* What you have to do *
Quote these lines exactly: the one that holds "Give me the TikZ source for this diagram." and every line after it to the end of the material below. Skip pictures.

* Input for this task *
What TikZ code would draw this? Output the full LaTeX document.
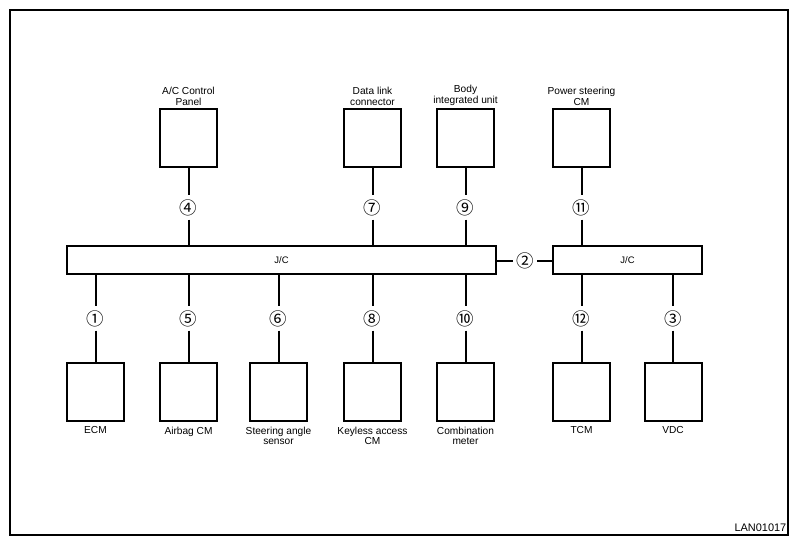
\documentclass[tikz,border=0pt]{standalone}
\usepackage{fontspec}
\setmainfont{Liberation Sans}
\newfontfamily\cjknum{Noto Sans CJK JP}
\begin{document}
\begin{tikzpicture}[x=1bp,y=-1bp,
  ecu/.style={draw,line width=2bp,minimum width=57bp,minimum height=58bp,inner sep=0pt},
  bus/.style={draw,line width=2bp,minimum height=28bp,inner sep=0pt,font=\fontsize{9.5}{10}\selectfont},
  num/.style={circle,inner sep=0pt,minimum size=22.5bp,font=\cjknum\fontsize{17.5}{17.5}\selectfont},
  lab/.style={inner sep=0pt,align=center,font=\fontsize{10.2}{10.6}\selectfont},
  wire/.style={line width=2bp}]
\useasboundingbox (0,0) rectangle (798,546);
\draw[line width=1.3bp] (10,10) rectangle (788,535);
% buses
\node[bus,minimum width=429bp] (jc1) at (281.5,260.5) {J/C};
\node[bus,minimum width=149bp] (jc2) at (627.5,260.5) {J/C};
% top units
\node[ecu] (ac) at (188.5,138) {};
\node[ecu] (dlc) at (372.5,138) {};
\node[ecu] (biu) at (465.5,138) {};
\node[ecu] (ps) at (581.5,138) {};
\node[lab,anchor=south] (lac) at (ac.north |- 0,105.5) {A/C Control\\Panel};
\node[lab,anchor=south] (ldlc) at (dlc.north |- 0,105.5) {Data link\\connector};
\node[lab,anchor=south] (lbiu) at (biu.north |- 0,105.5) {Body\\integrated unit};
\node[lab,anchor=south] (lps) at (ps.north |- 0,105.5) {Power steering\\CM};
% bottom units
\node[ecu] (ecm) at (95.5,392) {};
\node[ecu] (abg) at (188.5,392) {};
\node[ecu] (sas) at (278.5,392) {};
\node[ecu] (kls) at (372.5,392) {};
\node[ecu] (cmb) at (465.5,392) {};
\node[ecu] (tcm) at (581.5,392) {};
\node[ecu] (vdc) at (673,392) {};
\node[lab,anchor=north] (lecm) at (ecm.south |- 0,426.5) {ECM};
\node[lab,anchor=north] (labg) at (abg.south |- 0,426.5) {Airbag CM};
\node[lab,anchor=north] (lsas) at (sas.south |- 0,426.5) {Steering angle\\sensor};
\node[lab,anchor=north] (lkls) at (kls.south |- 0,426.5) {Keyless access\\CM};
\node[lab,anchor=north] (lcmb) at (cmb.south |- 0,426.5) {Combination\\meter};
\node[lab,anchor=north] (ltcm) at (tcm.south |- 0,426.5) {TCM};
\node[lab,anchor=north] (lvdc) at (vdc.south |- 0,426.5) {VDC};
% circled numbers, top
\node[num] (n4) at (ac |- 0,207.5) {④};
\node[num] (n7) at (dlc |- 0,207.5) {⑦};
\node[num] (n9) at (biu |- 0,207.5) {⑨};
\node[num] (n11) at (ps |- 0,207.5) {⑪};
% circled numbers, bottom
\node[num] (n1) at (ecm |- 0,318.5) {①};
\node[num] (n5) at (abg |- 0,318.5) {⑤};
\node[num] (n6) at (sas |- 0,318.5) {⑥};
\node[num] (n8) at (kls |- 0,318.5) {⑧};
\node[num] (n10) at (cmb |- 0,318.5) {⑩};
\node[num] (n12) at (tcm |- 0,318.5) {⑫};
\node[num] (n3) at (vdc |- 0,318.5) {③};
\node[num] (n2) at (525,261) {②};
% wires
\foreach \u/\n in {ac/n4,dlc/n7,biu/n9}{
  \draw[wire] (\u.south) -- (\n.north);
  \draw[wire] (\n.south) -- (\n |- jc1.north);
}
\draw[wire] (ps.south) -- (n11.north);
\draw[wire] (n11.south) -- (n11 |- jc2.north);
\foreach \u/\n in {ecm/n1,abg/n5,sas/n6,kls/n8,cmb/n10}{
  \draw[wire] (\n |- jc1.south) -- (\n.north);
  \draw[wire] (\n.south) -- (\u.north);
}
\foreach \u/\n in {tcm/n12,vdc/n3}{
  \draw[wire] (\n |- jc2.south) -- (\n.north);
  \draw[wire] (\n.south) -- (\u.north);
}
\draw[wire] (jc1.east |- n2) -- (n2.west);
\draw[wire] (n2.east) -- (jc2.west |- n2);
\node[inner sep=0pt,anchor=south east,font=\fontsize{11}{12}\selectfont] (code) at (786.5,532) {LAN01017};
\end{tikzpicture}
\end{document}
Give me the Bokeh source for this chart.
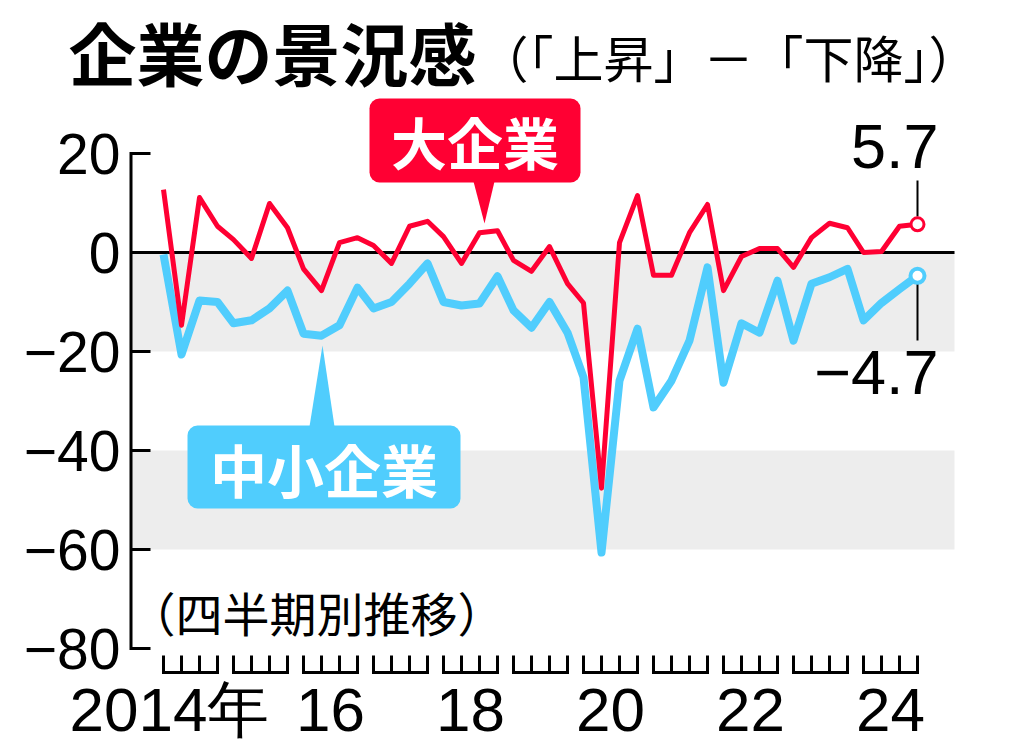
from bokeh.plotting import figure
from bokeh.models import Range1d
from bokeh.core.properties import value
from bokeh.embed import file_html
from bokeh.resources import INLINE

# ---------------- data ----------------
years = list(range(2014, 2025))
quarters = [1, 2, 3, 4]
large_firms = [12.7, -14.7, 11.1, 5.3, 2.6, -1.2, 9.9, 5.0, -3.3, -7.7, 2.0, 3.0,
               1.4, -2.2, 5.3, 6.3, 3.2, -2.2, 4.0, 4.4, -1.6, -3.8, 1.2, -6.3,
               -10.2, -47.6, 2.0, 11.5, -4.6, -4.6, 4.0, 9.7, -7.7, -0.8, 0.8, 0.8,
               -3.0, 3.0, 5.9, 5.0, 0.0, 0.2, 5.3, 5.7]
small_firms = [-0.4, -20.6, -9.7, -10.0, -14.3, -13.7, -11.3, -7.7, -16.4, -16.8, -14.7, -7.1,
               -11.3, -10.0, -6.3, -2.2, -10.0, -10.7, -10.3, -4.8, -11.7, -15.2, -10.0, -16.2,
               -25.2, -60.6, -25.9, -15.4, -31.3, -25.9, -17.8, -3.0, -26.3, -14.3, -16.2, -5.7,
               -17.8, -6.3, -5.0, -3.3, -13.7, -10.2, -7.4, -4.7]
label_years = [2014, 2016, 2018, 2020, 2022, 2024]
label_texts = ["2014年", "16", "18", "20", "22", "24"]
y_ticks = [20, 0, -20, -40, -60, -80]
y_tick_labels = ["20", "0", "−20", "−40", "−60", "−80"]
band_tops = [0, -40]
band_bottoms = [-20, -60]
title_main = "企業の景況感"
title_sub = "（「上昇」－「下降」）"
note_text = "（四半期別推移）"
name_large = "大企業"
name_small = "中小企業"

# ---------------- layout helpers (reference pixel -> data) ----------------
PX_PER_YEAR = 70.0
PX_PER_UNIT = 4.95
Q_STEP = 18.0 / PX_PER_YEAR


def X(px):
    return 2014 + (px - 163) / PX_PER_YEAR


def Y(py):
    return (252 - py) / PX_PER_UNIT


xs = [yr + (q - 1) * Q_STEP for yr in years for q in quarters]

RED = "#FF0033"
BLUE = "#50CDFD"
GRAY = "#EDEDED"
JP = value("Noto Sans CJK JP")
NUM = value("Liberation Sans")

W, H = 1024, 754
p = figure(width=W, height=H, output_backend="svg", toolbar_location=None,
           x_range=Range1d(X(0), X(W)), y_range=Range1d(Y(H), Y(0)),
           x_axis_location=None, y_axis_location=None,
           min_border_left=0, min_border_right=0, min_border_top=0, min_border_bottom=0)
p.outline_line_color = None
p.grid.visible = False
p.background_fill_color = "white"

# bands and zero line
p.quad(left=X(130), right=X(954), top=band_tops, bottom=band_bottoms,
       fill_color=GRAY, line_color=None)
p.segment(x0=[X(130)], y0=[0], x1=[X(954)], y1=[0], line_color="black", line_width=3)

# y axis: line, inward ticks, labels
p.segment(x0=[X(130.5)], y0=[min(y_ticks)], x1=[X(130.5)], y1=[max(y_ticks)],
          line_color="black", line_width=3, line_cap="square")
p.segment(x0=[X(130)] * len(y_ticks), y0=y_ticks, x1=[X(150)] * len(y_ticks), y1=y_ticks,
          line_color="black", line_width=3)
p.text(x=[X(120)] * len(y_ticks), y=y_ticks, text=y_tick_labels, text_font=NUM,
       text_font_size="57px", text_align="right", text_baseline="middle", text_color="black")

# quarter tick groups
group_x, group_y = [], []
for i, yr in enumerate(years):
    qx = xs[i * 4:(i + 1) * 4]
    group_x.append([qx[0], qx[0], qx[3], qx[3]])
    group_y.append([Y(655), Y(672), Y(672), Y(655)])
    for mx in (qx[1], qx[2]):
        group_x.append([mx, mx])
        group_y.append([Y(655), Y(672)])
p.multi_line(group_x, group_y, line_color="black", line_width=3, line_join="miter")

# x labels
lab_x = [yr + 1.5 * Q_STEP for yr in label_years]
lab_x[0] = X(169)
p.text(x=lab_x, y=[Y(709)] * len(lab_x), text=label_texts, text_font=NUM,
       text_font_size="62px", text_align="center", text_baseline="middle",
       text_color="black")

# series
p.line(xs, small_firms, line_color=BLUE, line_width=8, line_join="round")
p.line(xs, large_firms, line_color=RED, line_width=5, line_join="round")

# end markers + leaders
p.segment(x0=[xs[-1], xs[-1]], y0=[Y(180), Y(283)], x1=[xs[-1], xs[-1]], y1=[Y(216), Y(340)],
          line_color="black", line_width=2)
p.scatter([xs[-1]], [large_firms[-1]], size=13, fill_color="white", line_color=RED, line_width=3)
p.scatter([xs[-1]], [small_firms[-1]], size=14, fill_color="white", line_color=BLUE, line_width=4)


def fmt(v):
    return f"{v:.1f}".replace("-", "−")


p.text(x=[X(938), X(938)], y=[Y(146), Y(372)],
       text=[fmt(large_firms[-1]), fmt(small_firms[-1])],
       text_font=NUM, text_font_size="63px", text_align="right",
       text_baseline="middle", text_color="black")

# callout boxes
p.quad(left=[X(369)], right=[X(580)], top=[Y(98)], bottom=[Y(182)],
       fill_color=RED, line_color=None, border_radius=10)
p.patch([X(473), X(494), X(484)], [Y(181), Y(181), Y(223)], fill_color=RED, line_color=None)
p.text(x=[X(474.5)], y=[Y(140)], text=[name_large], text_font=JP, text_font_size="56px",
       text_font_style="bold", text_align="center", text_baseline="middle", text_color="white")

p.quad(left=[X(187)], right=[X(460)], top=[Y(425)], bottom=[Y(508)],
       fill_color=BLUE, line_color=None, border_radius=10)
p.patch([X(309), X(334), X(322)], [Y(426), Y(426), Y(345)], fill_color=BLUE, line_color=None)
p.text(x=[X(323.5)], y=[Y(467)], text=[name_small], text_font=JP, text_font_size="57px",
       text_font_style="bold", text_align="center", text_baseline="middle", text_color="white")

# titles and note
p.text(x=[X(68)], y=[Y(51)], text=[title_main], text_font=JP, text_font_size="68px",
       text_font_style="bold", text_align="left", text_baseline="middle", text_color="black")
p.text(x=[X(478)], y=[Y(55)], text=[title_sub], text_font=JP, text_font_size="50px",
       text_align="left", text_baseline="middle", text_color="black")
p.text(x=[X(128)], y=[Y(611)], text=[note_text], text_font=JP, text_font_size="47px",
       text_align="left", text_baseline="middle", text_color="black")

open("out.html", "w").write(file_html(p, INLINE))
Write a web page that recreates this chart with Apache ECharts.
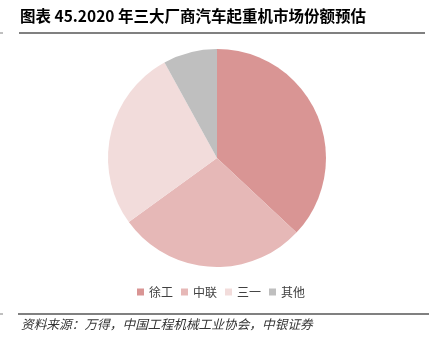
<!DOCTYPE html>
<html>
<head>
<meta charset="utf-8">
<script src="https://cdn.jsdelivr.net/npm/echarts@6/dist/echarts.min.js"></script>
<style>
  html, body { margin: 0; padding: 0; background: #ffffff; }
  #chart { width: 429px; height: 348px; }
</style>
</head>
<body>
<div id="chart"></div>
<script>
// Market share estimate for truck cranes, 2020 (percent)
const titleText = '图表 45.2020 年三大厂商汽车起重机市场份额预估';
const sourceText = '资料来源：万得，中国工程机械工业协会，中银证券';
const makers = ['徐工', '中联', '三一', '其他'];
const shares = [37, 28, 27, 8];
const sliceColors = ['#d99594', '#e6b8b7', '#f2dcdb', '#bfbfbf'];

const cjk = '"Noto Sans CJK SC", "Liberation Sans", sans-serif';

const chart = echarts.init(document.getElementById('chart'), null, { renderer: 'canvas' });

chart.setOption({
  backgroundColor: '#ffffff',
  animation: false,
  title: {
    text: titleText,
    left: 15,
    top: 3,
    textStyle: { fontFamily: cjk, fontSize: 15.5, fontWeight: 'bold', color: '#000000' }
  },
  legend: {
    data: makers,
    left: 132,
    top: 281,
    icon: 'rect',
    itemWidth: 7,
    itemHeight: 7,
    itemGap: 8,
    textStyle: { fontFamily: cjk, fontSize: 12, color: '#404040' }
  },
  graphic: [
    { type: 'line', shape: { x1: 19, y1: 33, x2: 425, y2: 33 }, style: { stroke: '#808080', lineWidth: 2 } },
    { type: 'line', shape: { x1: 18, y1: 314, x2: 429, y2: 314 }, style: { stroke: '#808080', lineWidth: 2 } },
    { type: 'line', shape: { x1: 0, y1: 33, x2: 3, y2: 33 }, style: { stroke: '#808080', lineWidth: 1 } },
    { type: 'line', shape: { x1: 0, y1: 314, x2: 3, y2: 314 }, style: { stroke: '#808080', lineWidth: 1 } },
    {
      type: 'text', left: 21, top: 318,
      style: { text: sourceText, font: 'italic 12.7px ' + cjk, fill: '#333333' }
    }
  ],
  series: [{
    type: 'pie',
    center: [217, 158],
    radius: [0, 109],
    startAngle: 90,
    clockwise: true,
    label: { show: false },
    labelLine: { show: false },
    itemStyle: { borderWidth: 0 },
    emphasis: { disabled: true },
    data: makers.map((name, i) => ({ name, value: shares[i], itemStyle: { color: sliceColors[i] } }))
  }]
});
</script>
</body>
</html>
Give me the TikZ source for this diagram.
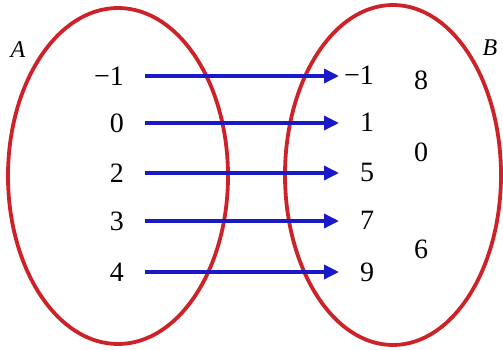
\documentclass[tikz,border=0pt]{standalone}
\usepackage{fontspec}
\setmainfont{Liberation Serif}
\usetikzlibrary{arrows.meta}
\definecolor{setred}{RGB}{205,35,40}
\definecolor{arrblue}{RGB}{25,25,200}
\begin{document}
\begin{tikzpicture}[x=1pt,y=-1pt,
  setline/.style={draw=setred,line width=3.8pt},
  num/.style={font=\fontsize{28}{30}\selectfont,inner sep=0pt},
  lab/.style={font=\fontsize{24}{28}\selectfont\itshape,inner sep=0pt},
  maparrow/.style={draw=arrblue,line width=3.4pt,-{Triangle[length=15pt,width=14pt]}}]
\useasboundingbox (0,0) rectangle (503,350);
\draw[setline] (118,176) ellipse [x radius=110, y radius=168];
\draw[setline] (393,175) ellipse [x radius=108, y radius=170];
\node[lab] (A) at (18,50) {A};
\node[lab] (B) at (490,48) {B};
% domain
\node[num,anchor=east] (a1) at (124,76) {−1};
\node[num,anchor=east] (a2) at (124,123) {0};
\node[num,anchor=east] (a3) at (124,173) {2};
\node[num,anchor=east] (a4) at (124,221) {3};
\node[num,anchor=east] (a5) at (124,272) {4};
% codomain
\node[num,anchor=west] (b1) at (344,75) {−1};
\node[num] (b2) at (367,122) {1};
\node[num] (b3) at (367,172) {5};
\node[num] (b4) at (367,220) {7};
\node[num] (b5) at (367,272) {9};
\node[num] (c1) at (421,80) {8};
\node[num] (c2) at (421,152) {0};
\node[num] (c3) at (421,249) {6};
% arrow columns
\coordinate (sx) at (145,0);
\coordinate (ex) at (339,0);
\draw[maparrow] (sx |- a1.east) -- (ex |- a1.east);
\draw[maparrow] (sx |- a2.east) -- (ex |- a2.east);
\draw[maparrow] (sx |- a3.east) -- (ex |- a3.east);
\draw[maparrow] (sx |- a4.east) -- (ex |- a4.east);
\draw[maparrow] (sx |- a5.east) -- (ex |- a5.east);
\end{tikzpicture}
\end{document}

* Written response *
Give me the TikZ source for this diagram.
\documentclass[tikz,border=0pt]{standalone}
\usepackage{fontspec}
\setmainfont{Liberation Serif}
\usetikzlibrary{arrows.meta}
\definecolor{setred}{RGB}{205,35,40}
\definecolor{arrblue}{RGB}{25,25,200}
\begin{document}
\begin{tikzpicture}[x=1pt,y=-1pt,
  setline/.style={draw=setred,line width=3.8pt},
  num/.style={font=\fontsize{28}{30}\selectfont,inner sep=0pt},
  lab/.style={font=\fontsize{24}{28}\selectfont\itshape,inner sep=0pt},
  maparrow/.style={draw=arrblue,line width=3.4pt,-{Triangle[length=15pt,width=14pt]}}]
\useasboundingbox (0,0) rectangle (503,350);
\draw[setline] (118,176) ellipse [x radius=110, y radius=168];
\draw[setline] (393,175) ellipse [x radius=108, y radius=170];
\node[lab] (A) at (18,50) {A};
\node[lab] (B) at (490,48) {B};
% domain
\node[num,anchor=east] (a1) at (124,76) {−1};
\node[num,anchor=east] (a2) at (124,123) {0};
\node[num,anchor=east] (a3) at (124,173) {2};
\node[num,anchor=east] (a4) at (124,221) {3};
\node[num,anchor=east] (a5) at (124,272) {4};
% codomain
\node[num,anchor=west] (b1) at (344,75) {−1};
\node[num] (b2) at (367,122) {1};
\node[num] (b3) at (367,172) {5};
\node[num] (b4) at (367,220) {7};
\node[num] (b5) at (367,272) {9};
\node[num] (c1) at (421,80) {8};
\node[num] (c2) at (421,152) {0};
\node[num] (c3) at (421,249) {6};
% arrow columns
\coordinate (sx) at (145,0);
\coordinate (ex) at (339,0);
\draw[maparrow] (sx |- a1.east) -- (ex |- a1.east);
\draw[maparrow] (sx |- a2.east) -- (ex |- a2.east);
\draw[maparrow] (sx |- a3.east) -- (ex |- a3.east);
\draw[maparrow] (sx |- a4.east) -- (ex |- a4.east);
\draw[maparrow] (sx |- a5.east) -- (ex |- a5.east);
\end{tikzpicture}
\end{document}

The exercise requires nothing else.